+++ Material for this task
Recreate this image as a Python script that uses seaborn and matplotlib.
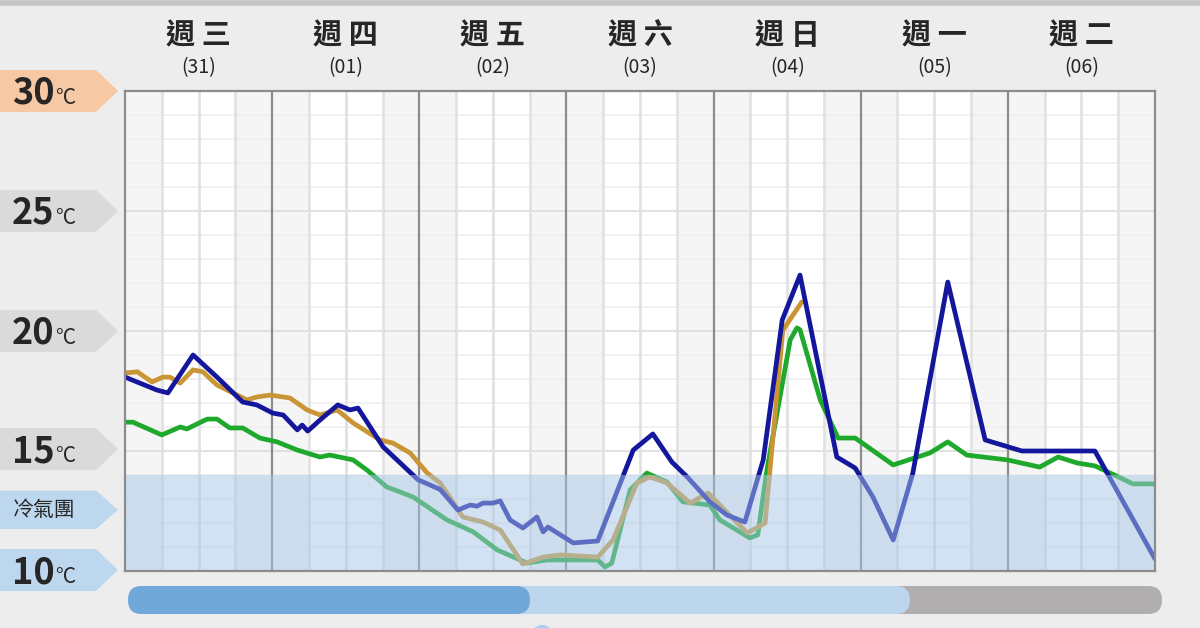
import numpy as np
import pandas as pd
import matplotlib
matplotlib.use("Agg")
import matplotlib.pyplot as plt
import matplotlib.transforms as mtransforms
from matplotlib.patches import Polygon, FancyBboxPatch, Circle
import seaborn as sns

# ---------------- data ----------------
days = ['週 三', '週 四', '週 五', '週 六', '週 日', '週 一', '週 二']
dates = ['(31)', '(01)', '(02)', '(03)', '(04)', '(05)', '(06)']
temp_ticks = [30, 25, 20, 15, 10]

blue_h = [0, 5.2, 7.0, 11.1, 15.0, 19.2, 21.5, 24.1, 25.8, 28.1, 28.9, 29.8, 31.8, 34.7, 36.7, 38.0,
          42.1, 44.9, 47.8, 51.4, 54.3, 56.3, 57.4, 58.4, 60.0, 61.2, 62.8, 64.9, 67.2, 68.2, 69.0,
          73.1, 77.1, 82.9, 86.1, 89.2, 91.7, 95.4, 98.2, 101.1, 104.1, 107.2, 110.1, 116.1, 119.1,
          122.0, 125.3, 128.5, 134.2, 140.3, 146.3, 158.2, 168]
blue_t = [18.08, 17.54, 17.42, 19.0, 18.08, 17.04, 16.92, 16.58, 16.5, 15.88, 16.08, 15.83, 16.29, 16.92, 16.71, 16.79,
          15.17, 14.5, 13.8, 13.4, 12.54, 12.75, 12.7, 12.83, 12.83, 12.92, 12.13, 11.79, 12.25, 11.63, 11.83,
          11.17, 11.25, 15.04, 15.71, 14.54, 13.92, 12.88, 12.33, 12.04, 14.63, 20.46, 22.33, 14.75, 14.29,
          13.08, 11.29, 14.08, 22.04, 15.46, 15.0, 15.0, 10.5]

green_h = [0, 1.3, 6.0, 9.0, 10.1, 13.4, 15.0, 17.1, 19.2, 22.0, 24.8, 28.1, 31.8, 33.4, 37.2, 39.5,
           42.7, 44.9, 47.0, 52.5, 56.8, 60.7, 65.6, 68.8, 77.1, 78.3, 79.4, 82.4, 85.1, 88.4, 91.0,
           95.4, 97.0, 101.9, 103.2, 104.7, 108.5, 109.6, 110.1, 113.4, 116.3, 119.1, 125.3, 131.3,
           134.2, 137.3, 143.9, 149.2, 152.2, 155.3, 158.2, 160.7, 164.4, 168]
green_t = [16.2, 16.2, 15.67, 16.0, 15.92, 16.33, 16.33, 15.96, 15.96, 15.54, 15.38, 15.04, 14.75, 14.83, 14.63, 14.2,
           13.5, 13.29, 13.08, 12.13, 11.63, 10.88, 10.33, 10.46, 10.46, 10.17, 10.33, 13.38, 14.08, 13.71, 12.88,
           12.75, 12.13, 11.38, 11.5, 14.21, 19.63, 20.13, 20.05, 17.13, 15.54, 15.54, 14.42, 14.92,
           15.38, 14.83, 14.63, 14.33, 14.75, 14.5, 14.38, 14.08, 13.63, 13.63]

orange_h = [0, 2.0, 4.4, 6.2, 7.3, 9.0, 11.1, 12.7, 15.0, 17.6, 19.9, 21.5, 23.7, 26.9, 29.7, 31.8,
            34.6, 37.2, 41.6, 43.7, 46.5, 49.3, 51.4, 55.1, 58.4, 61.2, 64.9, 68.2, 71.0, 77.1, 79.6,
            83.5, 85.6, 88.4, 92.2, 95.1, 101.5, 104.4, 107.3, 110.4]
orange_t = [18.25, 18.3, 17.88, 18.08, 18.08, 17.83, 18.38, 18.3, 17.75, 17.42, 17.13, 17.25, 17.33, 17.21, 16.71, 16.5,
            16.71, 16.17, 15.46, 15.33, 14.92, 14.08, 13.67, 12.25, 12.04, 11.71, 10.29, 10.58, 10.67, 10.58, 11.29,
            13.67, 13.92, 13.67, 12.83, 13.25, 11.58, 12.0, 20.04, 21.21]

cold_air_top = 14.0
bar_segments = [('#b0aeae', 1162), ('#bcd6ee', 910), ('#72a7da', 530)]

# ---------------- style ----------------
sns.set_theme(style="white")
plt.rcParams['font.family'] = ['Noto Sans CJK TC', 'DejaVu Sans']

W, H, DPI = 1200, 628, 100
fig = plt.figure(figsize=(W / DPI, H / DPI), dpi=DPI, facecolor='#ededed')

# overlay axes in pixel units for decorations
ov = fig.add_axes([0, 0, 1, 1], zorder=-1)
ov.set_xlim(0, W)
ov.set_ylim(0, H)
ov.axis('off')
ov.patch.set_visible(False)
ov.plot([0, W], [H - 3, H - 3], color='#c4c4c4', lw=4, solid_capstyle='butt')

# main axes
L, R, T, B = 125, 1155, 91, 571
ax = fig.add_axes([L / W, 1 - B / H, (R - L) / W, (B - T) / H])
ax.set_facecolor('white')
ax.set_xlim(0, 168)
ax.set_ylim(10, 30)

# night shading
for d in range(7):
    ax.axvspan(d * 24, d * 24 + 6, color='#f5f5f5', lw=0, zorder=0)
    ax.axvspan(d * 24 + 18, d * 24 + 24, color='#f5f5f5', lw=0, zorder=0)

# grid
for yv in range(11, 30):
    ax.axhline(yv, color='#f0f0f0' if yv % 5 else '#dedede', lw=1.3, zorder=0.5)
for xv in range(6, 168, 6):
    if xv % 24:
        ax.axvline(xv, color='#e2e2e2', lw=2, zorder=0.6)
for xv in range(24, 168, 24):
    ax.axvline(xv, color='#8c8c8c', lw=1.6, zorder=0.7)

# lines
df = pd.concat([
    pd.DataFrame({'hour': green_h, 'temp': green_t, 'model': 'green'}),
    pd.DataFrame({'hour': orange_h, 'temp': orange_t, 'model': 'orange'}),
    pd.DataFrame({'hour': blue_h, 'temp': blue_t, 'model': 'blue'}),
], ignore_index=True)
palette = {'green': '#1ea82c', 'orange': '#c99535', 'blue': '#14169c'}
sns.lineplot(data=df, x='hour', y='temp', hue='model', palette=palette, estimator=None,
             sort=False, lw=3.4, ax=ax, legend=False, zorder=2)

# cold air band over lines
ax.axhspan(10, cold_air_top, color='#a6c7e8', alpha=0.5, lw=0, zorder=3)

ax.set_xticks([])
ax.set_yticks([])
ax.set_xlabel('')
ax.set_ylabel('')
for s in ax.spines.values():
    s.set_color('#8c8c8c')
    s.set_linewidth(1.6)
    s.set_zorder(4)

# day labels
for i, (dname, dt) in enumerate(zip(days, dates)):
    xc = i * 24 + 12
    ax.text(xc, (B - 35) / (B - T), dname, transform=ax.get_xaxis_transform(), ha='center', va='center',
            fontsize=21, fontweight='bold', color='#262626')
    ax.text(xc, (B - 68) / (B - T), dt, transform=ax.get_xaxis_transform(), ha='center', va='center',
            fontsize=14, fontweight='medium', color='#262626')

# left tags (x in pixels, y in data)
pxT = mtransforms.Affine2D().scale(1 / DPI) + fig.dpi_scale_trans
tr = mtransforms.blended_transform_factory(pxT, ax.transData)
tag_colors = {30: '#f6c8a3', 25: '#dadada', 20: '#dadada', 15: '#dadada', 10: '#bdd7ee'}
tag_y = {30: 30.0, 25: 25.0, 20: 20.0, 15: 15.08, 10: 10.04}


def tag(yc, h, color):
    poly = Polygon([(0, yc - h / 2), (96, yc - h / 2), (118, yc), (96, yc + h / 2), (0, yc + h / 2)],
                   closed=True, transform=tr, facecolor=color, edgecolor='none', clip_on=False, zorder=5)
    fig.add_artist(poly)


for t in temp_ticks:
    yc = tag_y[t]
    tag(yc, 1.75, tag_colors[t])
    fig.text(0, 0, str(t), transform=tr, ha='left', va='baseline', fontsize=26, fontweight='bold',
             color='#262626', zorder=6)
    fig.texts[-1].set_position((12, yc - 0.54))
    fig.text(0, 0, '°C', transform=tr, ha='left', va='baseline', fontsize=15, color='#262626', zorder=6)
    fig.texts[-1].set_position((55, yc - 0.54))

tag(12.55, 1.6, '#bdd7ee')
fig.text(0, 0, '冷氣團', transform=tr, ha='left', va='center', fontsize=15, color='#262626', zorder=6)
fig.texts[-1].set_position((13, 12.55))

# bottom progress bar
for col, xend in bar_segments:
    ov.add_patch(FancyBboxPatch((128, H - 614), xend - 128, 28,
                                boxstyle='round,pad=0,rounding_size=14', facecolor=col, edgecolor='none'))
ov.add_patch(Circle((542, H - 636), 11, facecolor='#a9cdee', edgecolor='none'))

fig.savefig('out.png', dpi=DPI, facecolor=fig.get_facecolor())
++++++
+++ Material for this task
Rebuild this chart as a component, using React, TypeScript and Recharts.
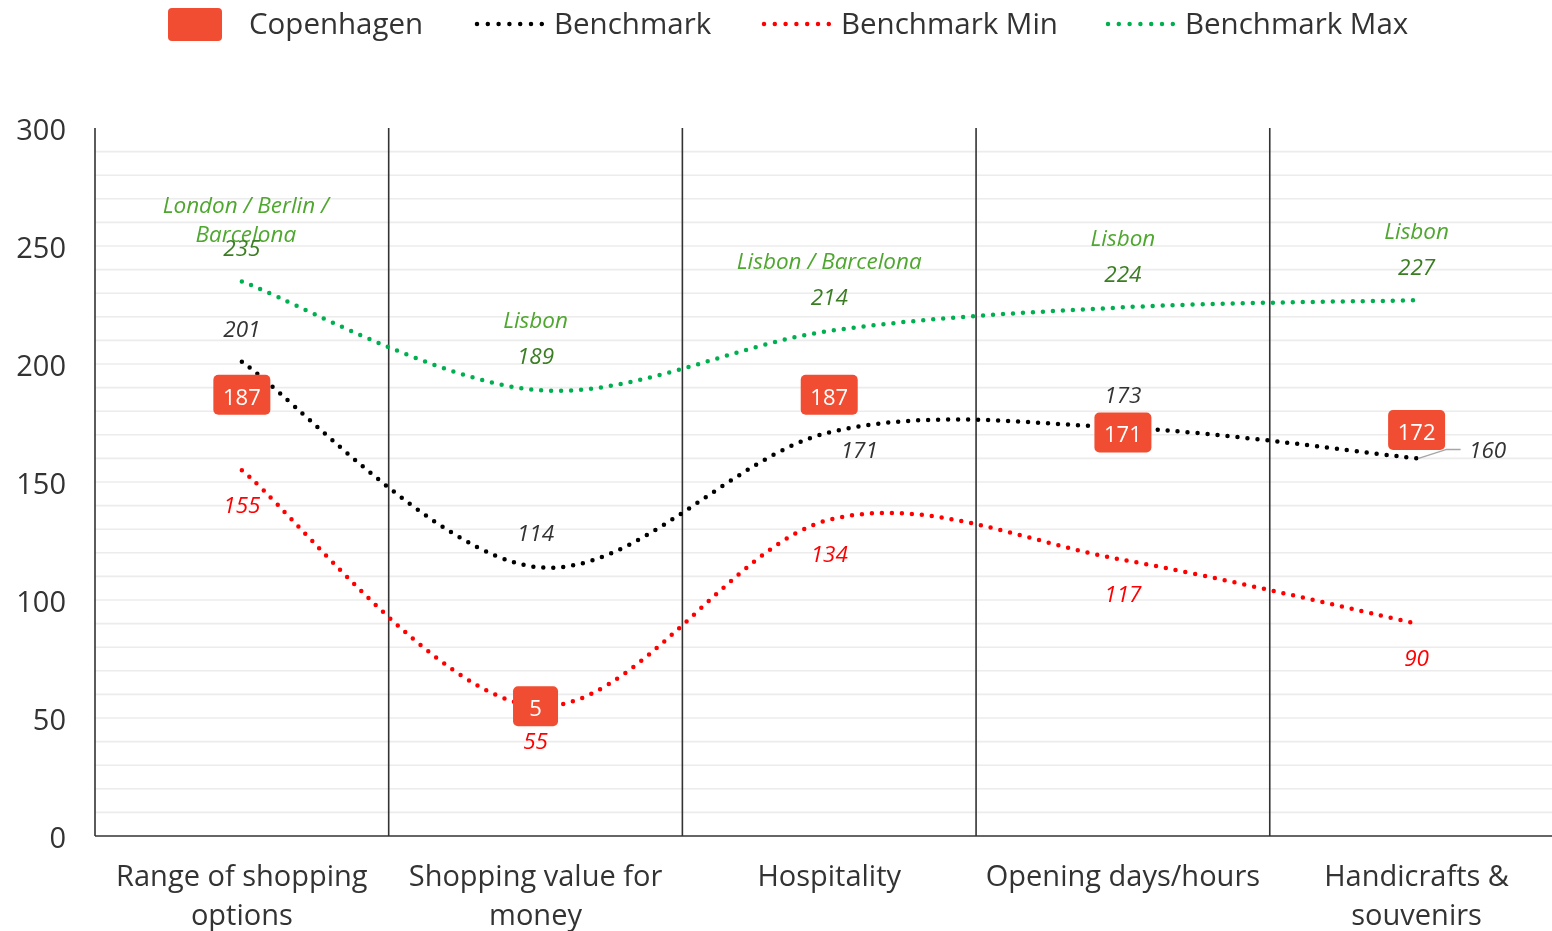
++++++
> Exercise details: Copy the lines above exactly, starting at the one with "Recreate this image" and ending at the one with "import seaborn as sns", both included. Leave out any pictures and add nothing else.

> Task result:
Recreate this image as a Python script that uses seaborn and matplotlib.
import numpy as np
import pandas as pd
import matplotlib
matplotlib.use("Agg")
import matplotlib.pyplot as plt
import matplotlib.transforms as mtransforms
from matplotlib.patches import Polygon, FancyBboxPatch, Circle
import seaborn as sns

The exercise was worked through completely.